Everyone who has long programmed for both worlds, that is he has developed local applications and programmed for web, will tell you that web programming is very different from classical application development. And it's not just the programming language. You can develop both local and web applications using the same Java, Python or even C++. The difference lies in the medium of the web. It defines a much different deployment and runtime environment. It implements a different service model. It imposes different application architecture. It calls for a different programmer mentality because the very philosophy of the web is miles away from the traditional programming school. And here with the web programming paradigm we have something interesting to recognize. Very obvious actually but shadowed into the background by the march of the modern powerful programming paradigms and drowned by the fanfares of new and shining technologies and tools.

"What's that?" - will you ask.

Let us see.

We'll start by looking at the lifecycle of a typical local application and compare it with that of a typical web application. I will be using the term "lifecycle" to refer to a period of application activity, its runtime, not in the sense of the project lifecycle with its different development and maintenance stages.

What is the lifecycle of a typical local application like? A user starts the application, it gets loaded into memory and now it is running. It can react to user input, load files from disk or send some data over network. It can interact with the other software or hardware components, invoke other services or react to an external invocation. It can gather data, accumulate it and process it in some way. In short, all those things a local application would do while it's up and running.

How does the lifecycle of a typical web application look like? A user clicks a link in his browser. The browser sends a request to a web server, then receives a response and shows it back to the user. Quite simple actually. But the application is not running in the browser on the user machine. It's running on the web server. And there, the application is not running continuously. The server only briefly brings the application into life to accomplish the task of processing the request and preparing a reply. It happens in a blink of an eye. The application is not running between requests. It is invoked for a short time and shut down immediately after it's done with the request. And the application is not even entirely loaded into memory, only the parts of it really necessary for the task at hand. You could say a web application has an instantaneous lifecycle. Only its runtime environment that is the web server is running continuously. There are sure workarounds like session and data serialization to help keep data between the application lifetimes and to mimic the stateful operation like certain frameworks such as ASP.NET WebForms or JSF do, but still, these are just technical tricks and actually a story for another time. We shall focus on usual web applications focused around processing requests. And those web applications enjoy a very brief runtime existence.

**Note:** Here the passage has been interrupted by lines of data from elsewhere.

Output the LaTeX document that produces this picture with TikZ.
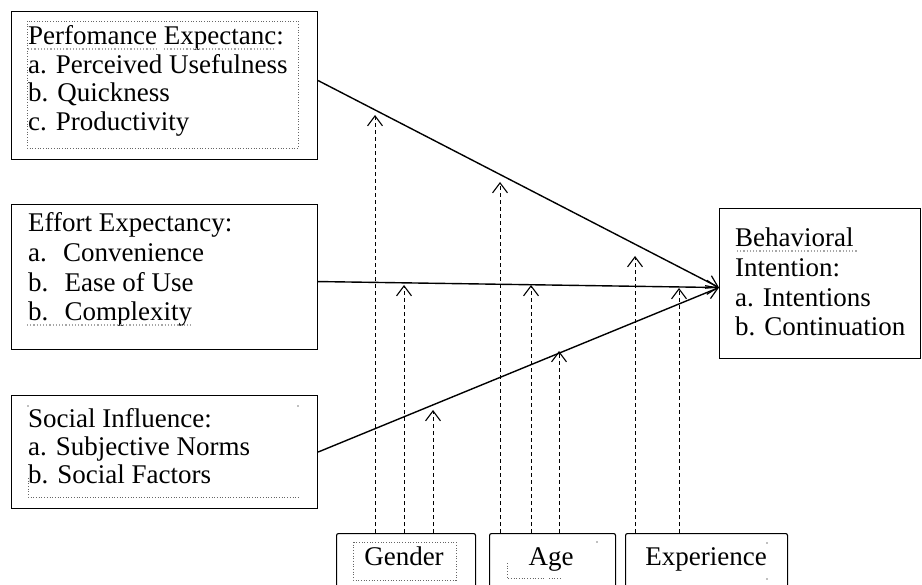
\documentclass[tikz,border=0pt]{standalone}
\usepackage{fontspec}
\setmainfont{Liberation Serif}
\usetikzlibrary{arrows.meta}
\begin{document}
\begin{tikzpicture}[x=1pt,y=-1pt,
  box/.style={draw=black, line width=1.1pt, anchor=north west, inner sep=0pt},
  bbox/.style={box, rounded corners=2pt},
  txt/.style={anchor=base west, align=left, inner sep=0pt, font=\fontsize{27}{28.5}\selectfont},
  ctxt/.style={anchor=base, inner sep=0pt, font=\fontsize{27}{28.5}\selectfont},
  main/.style={line width=1.4pt, -{Straight Barb[length=11pt,width=14pt,line width=1.2pt]}},
  dep/.style={line width=0.9pt, dash pattern=on 4pt off 3pt, -{Straight Barb[length=10pt,width=15pt,line width=1.1pt]}},
  dotline/.style={gray!80!black, line width=0.7pt, dotted},
  wavy/.style={gray!70, line width=1.2pt, dotted}
]
\clip (0,0) rectangle (922,585);
\fill[white] (0,0) rectangle (922,585);

% left boxes
\node[box, minimum width=306pt, minimum height=148pt] (b1) at (11,11) {};
\node[box, minimum width=306pt, minimum height=145pt] (b2) at (11,204) {};
\node[box, minimum width=306pt, minimum height=113pt] (b3) at (11,395) {};
% target box
\node[box, minimum width=201pt, minimum height=150pt] (bi) at (719,208) {};
% moderator boxes
\node[bbox, minimum width=139pt, minimum height=80pt] (gen) at (336,533) {};
\node[bbox, minimum width=126pt, minimum height=80pt] (age) at (489,533) {};
\node[bbox, minimum width=162pt, minimum height=80pt] (exp) at (625,533) {};

% texts (anchor = baseline of the last line)
\node[txt] (t1) at (28,130.5) {Perfomance Expectanc:\\a. Perceived Usefulness\\b. Quickness\\c. Productivity};
\node[txt, font=\fontsize{27}{29.7}\selectfont] (t2) at (28,321) {Effort Expectancy:\\a.\hspace{0.6em}Convenience\\b.\hspace{0.6em}Ease of Use\\b.\hspace{0.6em}Complexity};
\node[txt] (t3) at (28,484) {Social Influence:\\a. Subjective Norms\\b. Social Factors};
\node[txt, font=\fontsize{27}{29.7}\selectfont] (t4) at (735,336) {Behavioral\\Intention:\\a. Intentions\\b. Continuation};
\node[ctxt] (tg) at (404,565) {Gender};
\node[ctxt] (ta) at (551,565) {Age};
\node[ctxt] (te) at (706,565) {Experience};

% editor artefacts: dotted frames and spelling underlines
\draw[dotline] (27,21) rectangle (298,148);
\draw[dotline] (28,478) -- (28,497) -- (298,497);
\fill[gray] (28,406) circle (0.8pt) (298,406) circle (0.8pt);
\draw[dotline] (353,542) rectangle (456,580);
\draw[dotline] (507,563) -- (507,578) -- (545,578);
\draw[dotline] (549,578) -- (562,578);
\fill[gray] (597,542) circle (0.8pt) (767,543) circle (0.8pt) (767,579) circle (0.8pt);
\draw[wavy] (28,49) -- (157,49);
\draw[wavy] (164,49) -- (275,49);
\draw[wavy] (27,325) -- (193,325);
\draw[wavy] (737,251) -- (857,251);

% main paths
\draw[main] ([yshift=5pt]b1.east) -- ([yshift=-4pt]bi.west);
\draw[main] ([yshift=-4.5pt]b2.east) -- ([yshift=-4pt]bi.west);
\draw[main] (b3.east) -- ([yshift=-4pt]bi.west);

% moderator tips
\coordinate (g1) at (375,115);
\coordinate (g2) at (404,285);
\coordinate (g3) at (433,410);
\coordinate (a1) at (500,182);
\coordinate (a2) at (531,285);
\coordinate (a3) at (559,351);
\coordinate (e1) at (635,256);
\coordinate (e2) at (679,288);

\draw[dep] (g1 |- gen.north) -- (g1);
\draw[dep] (g2 |- gen.north) -- (g2);
\draw[dep] (g3 |- gen.north) -- (g3);
\draw[dep] (a1 |- age.north) -- (a1);
\draw[dep] (a2 |- age.north) -- (a2);
\draw[dep] (a3 |- age.north) -- (a3);
\draw[dep] (e1 |- exp.north) -- (e1);
\draw[dep] (e2 |- exp.north) -- (e2);
\end{tikzpicture}
\end{document}
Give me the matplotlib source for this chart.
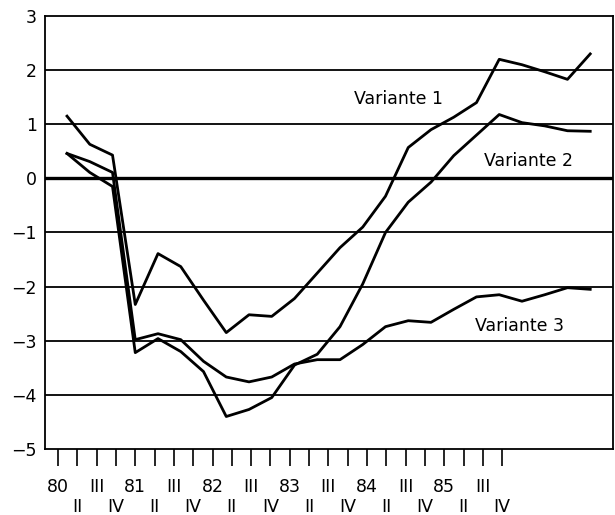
import numpy as np
import matplotlib
matplotlib.use('Agg')
import matplotlib.pyplot as plt

# quarterly values, 1980 I .. 1985 IV
variante_1 = [1.15, 0.63, 0.43, -2.33, -1.39, -1.63, -2.25, -2.85, -2.52, -2.55, -2.22, -1.75,
              -1.28, -0.90, -0.33, 0.57, 0.90, 1.13, 1.40, 2.20, 2.10, 1.97, 1.83, 2.30]
variante_2 = [0.46, 0.11, -0.15, -3.22, -2.96, -3.20, -3.57, -4.40, -4.27, -4.05, -3.45, -3.25,
              -2.74, -1.95, -1.00, -0.44, -0.07, 0.42, 0.80, 1.18, 1.03, 0.97, 0.88, 0.87]
variante_3 = [0.46, 0.31, 0.11, -2.98, -2.87, -2.98, -3.38, -3.67, -3.76, -3.67, -3.43, -3.35,
              -3.35, -3.07, -2.74, -2.63, -2.66, -2.42, -2.19, -2.15, -2.27, -2.15, -2.02, -2.05]
years = ['80', '81', '82', '83', '84', '85']
quarters = ['I', 'II', 'III', 'IV']

fig = plt.figure(figsize=(6.15, 5.15), dpi=100)
ax = fig.add_axes([0.0732, 0.1282, 0.9235, 0.8407])

x = np.arange(len(variante_1))
for y in range(-4, 3):
    ax.axhline(y, color='black', lw=2.4 if y == 0 else 1.3, zorder=1)

for s in [variante_1, variante_2, variante_3]:
    ax.plot(x, s, color='black', lw=2.0, zorder=2)

ax.set_xlim(-0.967, 24.0)
ax.set_ylim(-5, 3)
ax.set_yticks(range(-5, 4))
ax.tick_params(axis='y', length=0, pad=6, labelsize=12.5)

# tick marks are spaced a bit tighter than the data
ticks = -0.396 + 0.849 * np.arange(24)
labels = []
for k in range(24):
    q = k % 4
    if q == 0:
        labels.append(years[k // 4])
    elif q == 2:
        labels.append('III')
    else:
        labels.append('\n' + quarters[q])
ax.set_xticks(ticks)
ax.set_xticklabels(labels, fontsize=12.5, linespacing=1.15)
ax.tick_params(axis='x', length=12, width=1.2, pad=9, direction='out')

for sp in ax.spines.values():
    sp.set_linewidth(1.3)

ax.text(14.55, 1.46, 'Variante 1', fontsize=12.5, ha='center', va='center')
ax.text(20.27, 0.33, 'Variante 2', fontsize=12.5, ha='center', va='center')
ax.text(19.9, -2.72, 'Variante 3', fontsize=12.5, ha='center', va='center')

fig.savefig('out.png', dpi=100)
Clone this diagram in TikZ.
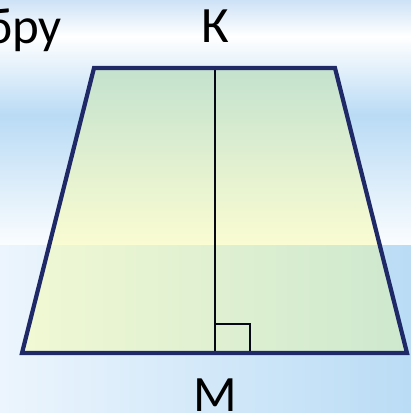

For a development of a local application, a number of techniques would prove useful. Object-oriented approach to structure the problem domain and help deal with its complexity. Certain design patterns for an effective and an elegant solution. Layered architecture to split code responsibilities and minimize dependencies. These are all classical best practices which have proven efficient in development of local applications.

Using them in web development is a different story entirely. We actively use object-oriented approach to define a domain model, we adopt certain design patterns and we implement the layered architecture. They improve code quality, add reusability, structure the application in conceptual modules. It all works and belongs to the everyday routine. Even so, I can't often help but notice that these things seem to be redundant, an oversolution to really small problems. At times I just look at the smart and sophisticated code and catch myself on the random thought to be willing to strip it all away and just do things straight.

What's straight? Think of a typical routine as an application is processing a request. What happens there, in major steps? The application receives the user input, validates it, transforms it into a domain-specific format and passes it to an SQL code which puts it into the database. What happens next? The code reads some other data from the database, reformats it to be user-friendly then serves back a piece of HTML. That's it. That's what happens under the hood of most web applications. No fancy objects living their lives, sending and receiving messages and intelligently interacting among themselves to achieve a higher behavior. No, just some data travelling between the user and the database, back and forth. It's data-flow one-on-one. And the code that implements that is essentially performing as functional code, regardless of the style it was conceived to bear.

This discussion touches the subject: Is functional programming relevant to web development? As one user eloquently put it:

"Functional programming matches web apps very well. The web app receives a HTTP request and produces a HTML result. This could be considered a function from requests to pages."

And I would add the following. The code which implements this function bears essentially the functional style. Instead of true objects keeping the application state in memory and cooperating to implement the application logic, we've got a database to keep the state of the application and the entire code is basically a large and complex function that arranges for the specified dataflow to reach its destinations, either the database or the user.

What lesson can we take from this? It's not always good to fanatically force the object-oriented style and the complex architecture into web applications. They would not necessary profit from this approach but could instead get overcomplicated and inefficient in terms of performance and later maintenance. One must always weigh the pros and cons of this approach on a per-project basis.

And when a programmer codes a web application and suddenly it bears the imprint of a functional programming style, he should not get immediately criticized and ridiculed. Maybe he did it on purpose. Or maybe it was the unconscious manifestation of the subtle understanding that web programming is functional by nature.